The conference addressed important topics on nutritional care, patients, and inequalities. The pandemic has highlighted the cruciality of nutritional care, making this event, and the work of securing optimal nutritional care for all, even more critical.
Some soundbites of the conference
- Collaboration between policymakers, patients, and healthcare providers is essential.
- Knowledge and science must be translated into policy through a pan-European approach.
- Approximately 21,000 malnourished older people will be living at home in 2030 in the Netherlands.
- Malnutrition is not limited to underweight individuals but also affects obese individuals.
- Healthcare costs are rising rapidly, with a 2.9% annual increase in the Netherlands.
- Factors contributing to cost rise include advanced age, medical technology, larger population, costs of cancer, and gender-related disparities.
- The GLIM criteria present an opportunity to address malnutrition by establishing a common language and facilitating early intervention and policy formulation.
- Understanding the burden of disease, the effect of malnutrition, and its impact on quality of life and society enables effective policy-making.
- Patient organizations in Europe aim for improved patient identification, utilization of assessment tools, primary prevention, and prevention of multi-morbidity.
- Clear and readily available information is crucial as many patients are often unaware of malnutrition.
- Malnutrition predominantly starts at home, and 95% of elderly individuals in Europe live at home.
- Malnutrition is an interdisciplinary problem, necessitating collaboration, shared decision-making, referral systems, research, and increased support for primary care.

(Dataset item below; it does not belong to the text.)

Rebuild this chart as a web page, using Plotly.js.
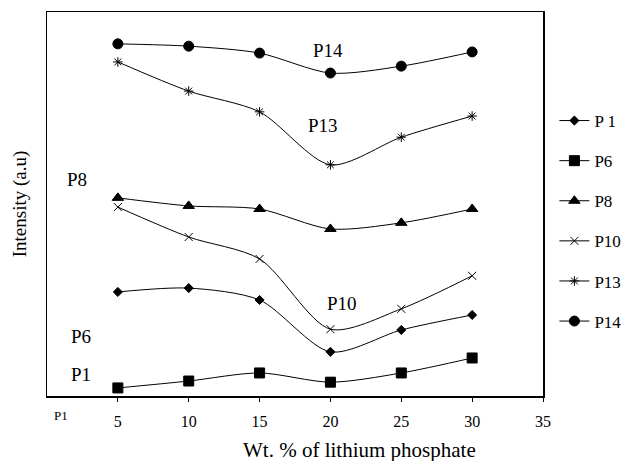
<!DOCTYPE html>
<html>
<head>
<meta charset="utf-8">
<script src="https://cdn.plot.ly/plotly-3.0.1.min.js"></script>
<style>html,body{margin:0;padding:0;background:#fff;}#chart{width:626px;height:461px;}</style>
</head>
<body>
<div id="chart"></div>
<script>
// Wt. % of lithium phosphate
const wt = [5, 10, 15, 20, 25, 30];
// Relative intensity (a.u.)
const p1  = [27.1, 28.1, 25.0, 11.5, 17.2, 21.1];
const p6  = [2.1, 3.9, 6.0, 3.6, 6.0, 9.9];
const p8  = [51.6, 49.5, 48.7, 43.5, 45.1, 48.7];
const p10 = [49.2, 41.4, 35.7, 17.4, 22.7, 31.3];
const p13 = [87.0, 79.4, 74.0, 60.2, 67.4, 72.9];
const p14 = [91.7, 91.1, 89.3, 84.1, 85.9, 89.6];
const seriesNames = ["P 1", "P6", "P8", "P10", "P13", "P14"];
const xTickVals = [5, 10, 15, 20, 25, 30, 35];
const xTickText = ["5", "10", "15", "20", "25", "30", "35"];

const serif = "Liberation Serif, DejaVu Serif, serif";
const symbols = ["diamond", "square", "triangle-up", "x-thin-open", "asterisk-open", "circle"];
const sizes = [7, 10, 10, 8, 8, 10];
const data = [p1, p6, p8, p10, p13, p14];

const traces = data.map((ys, i) => ({
  x: wt, y: ys, type: "scatter", mode: "lines+markers",
  name: seriesNames[i], legendgroup: "g" + i,
  line: {color: "#000", width: 1, shape: "spline", smoothing: 0.8},
  marker: {symbol: symbols[i], size: sizes[i], color: "#000", line: {color: "#000", width: 1}}
}));

const inLabels = [
  {x: 19.8, y: 90, t: "P14"},
  {x: 19.5, y: 70.5, t: "P13"},
  {x: 2.1, y: 56.5, t: "P8"},
  {x: 20.8, y: 24, t: "P10"},
  {x: 2.4, y: 15.5, t: "P6"},
  {x: 2.4, y: 5.5, t: "P1"}
];
const annotations = inLabels.map(a => ({
  x: a.x, y: a.y, xref: "x", yref: "y", text: a.t, showarrow: false,
  xanchor: "center", yanchor: "middle",
  font: {family: serif, size: 19, color: "#000"}
}));
annotations.push({x: 0.028, y: -0.027, xref: "paper", yref: "paper", text: "P1",
  showarrow: false, xanchor: "center", yanchor: "top", font: {family: serif, size: 13, color: "#000"}});
annotations.push({x: 0.63, y: -0.14, xref: "paper", yref: "paper", text: "Wt. % of lithium phosphate",
  showarrow: false, xanchor: "center", yanchor: "middle", font: {family: serif, size: 21, color: "#000"}});

const layout = {
  width: 626, height: 461,
  margin: {l: 47, r: 83, t: 12, b: 65, autoexpand: false},
  paper_bgcolor: "#fff", plot_bgcolor: "#fff",
  showlegend: true,
  legend: {x: 1.023, y: 0.763, xanchor: "left", yanchor: "top", tracegroupgap: 15,
    font: {family: serif, size: 17, color: "#000"}, itemwidth: 30, bgcolor: "rgba(0,0,0,0)"},
  xaxis: {range: [0, 35], tickvals: xTickVals, ticktext: xTickText,
    showgrid: false, zeroline: false, showline: true, linecolor: "#000", linewidth: 1.5,
    mirror: true, ticks: "outside", ticklen: 4, tickcolor: "#000", ticklabelstandoff: 6,
    tickfont: {family: serif, size: 16, color: "#000"}},
  yaxis: {range: [0, 100], showticklabels: false, ticks: "", showgrid: false, zeroline: false,
    showline: true, linecolor: "#000", linewidth: 1.5, mirror: true,
    title: {text: "Intensity (a.u)", font: {family: serif, size: 19, color: "#000"}, standoff: 14}},
  annotations: annotations
};

Plotly.newPlot("chart", traces, layout, {displayModeBar: false, staticPlot: true});
</script>
</body>
</html>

- Quality of life is pivotal in chronic disease, and limitations in physical ability during and after cancer treatment, primarily driven by sarcopenia, can significantly impact it.
- Training healthcare employees and empowering dieticians are crucial for the effective control of malnutrition.

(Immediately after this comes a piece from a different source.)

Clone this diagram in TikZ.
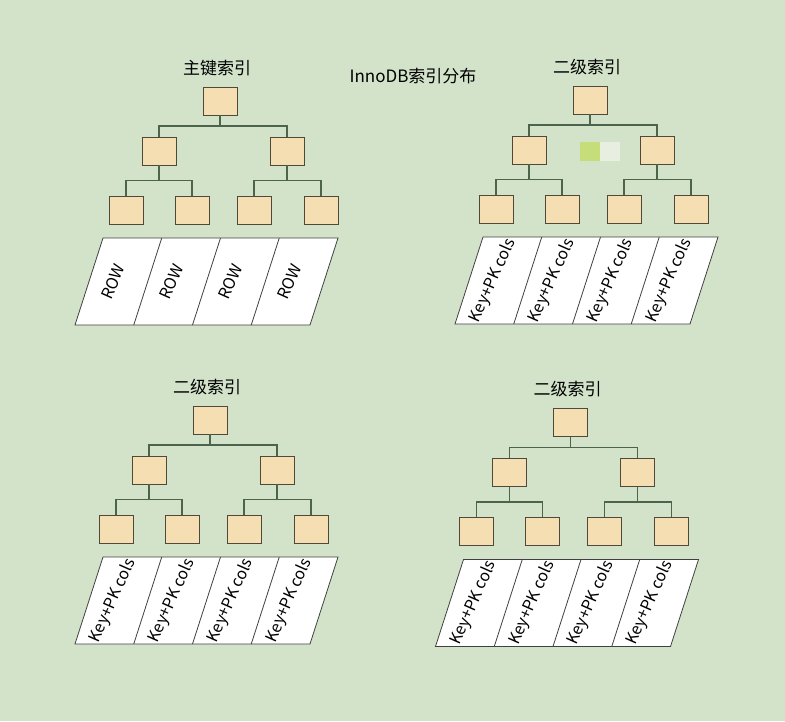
\documentclass[tikz,border=0pt]{standalone}
\usepackage{fontspec}
\setmainfont{Noto Sans CJK SC}
\usepackage{tikz}
\usetikzlibrary{calc,positioning}
\definecolor{bgGreen}{RGB}{210,227,202}
\definecolor{boxFill}{RGB}{245,222,178}
\definecolor{boxLine}{RGB}{80,72,56}
\definecolor{linkLine}{RGB}{75,100,75}
\definecolor{markGreen}{RGB}{197,222,122}
\definecolor{markWhite}{RGB}{232,238,224}

\tikzset{
  key/.style={draw=boxLine,fill=boxFill,line width=0.9pt,minimum width=34pt,minimum height=28pt,inner sep=0pt},
  link/.style={draw=linkLine,line width=1.1pt},
  leafrow/.style={draw=black!75,fill=white,line width=0.8pt},
  celltext/.style={rotate=66,inner sep=0pt,font=\fontsize{16}{18}\selectfont},
  title/.style={font=\fontsize{17}{20}\selectfont}
}

\begin{document}
\begin{tikzpicture}[x=1pt,y=-1pt]
            \useasboundingbox (0,0) rectangle (785,721);
            \fill[bgGreen] (0,0) rectangle (785,721);
            \node[title] (main-title) at (413,76) {InnoDB索引分布};
            % four trees: name / root x / root y / row shift / title / row text
            \foreach \t/\x/\y/\dx/\name/\cell in {a/220/101/-10/主键索引/ROW,
                b/590/100/0/二级索引/Key+PK cols,
                c/210/420/0/二级索引/Key+PK cols,
                d/570.5/422.5/0/二级索引/Key+PK cols}{
              \begin{scope}[shift={(\x,\y)}]
                \node[title] (\t-title) at (-3,-33) {\name};
                \node[key] (\t-root) at (0,0) {};
                \node[key] (\t-l) at (-61,50) {};
                \node[key] (\t-r) at (67,50) {};
                \node[key] (\t-ll) at (-94,109) {};
                \node[key] (\t-lr) at (-28,109) {};
                \node[key] (\t-rl) at (34,109) {};
                \node[key] (\t-rr) at (101,109) {};
                \foreach \p/\c in {root/l,root/r,l/ll,l/lr,r/rl,r/rr}
                  \draw[link] (\t-\p.south) |- ($(\t-\p.south)!.5!(\t-\c.north)$) -| (\t-\c.north);
                \draw[leafrow] (-107+\dx,137) -- (128+\dx,137) -- (100+\dx,224) -- (-135+\dx,224) -- cycle;
                \foreach \k in {1,2,3}
                  \draw[leafrow] (-107+\dx+58.75*\k,137) -- (-135+\dx+58.75*\k,224);
                \foreach \k in {0,...,3}
                  \node[celltext] (\t-cell\k) at (-97+\dx+58.75*\k,180.5) {\cell};
              \end{scope}
            }
            % leftover marks in the top right
            \fill[markGreen] (580,142) rectangle (600,161);
            \fill[markWhite] (600,142) rectangle (620,161);
        \end{tikzpicture}
\end{document}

- Collaboration between nurses, doctors, and paramedical professionals should extend beyond discharge to ensure ongoing support post-discharge.
- There is a complete absence of awareness regarding sarcopenic obesity, a condition with significant implications for health.
By emphasizing pan-European collaboration, engaging multiple stakeholders, and adopting a multidisciplinary approach, we can address the challenges posed by disease-related malnutrition effectively.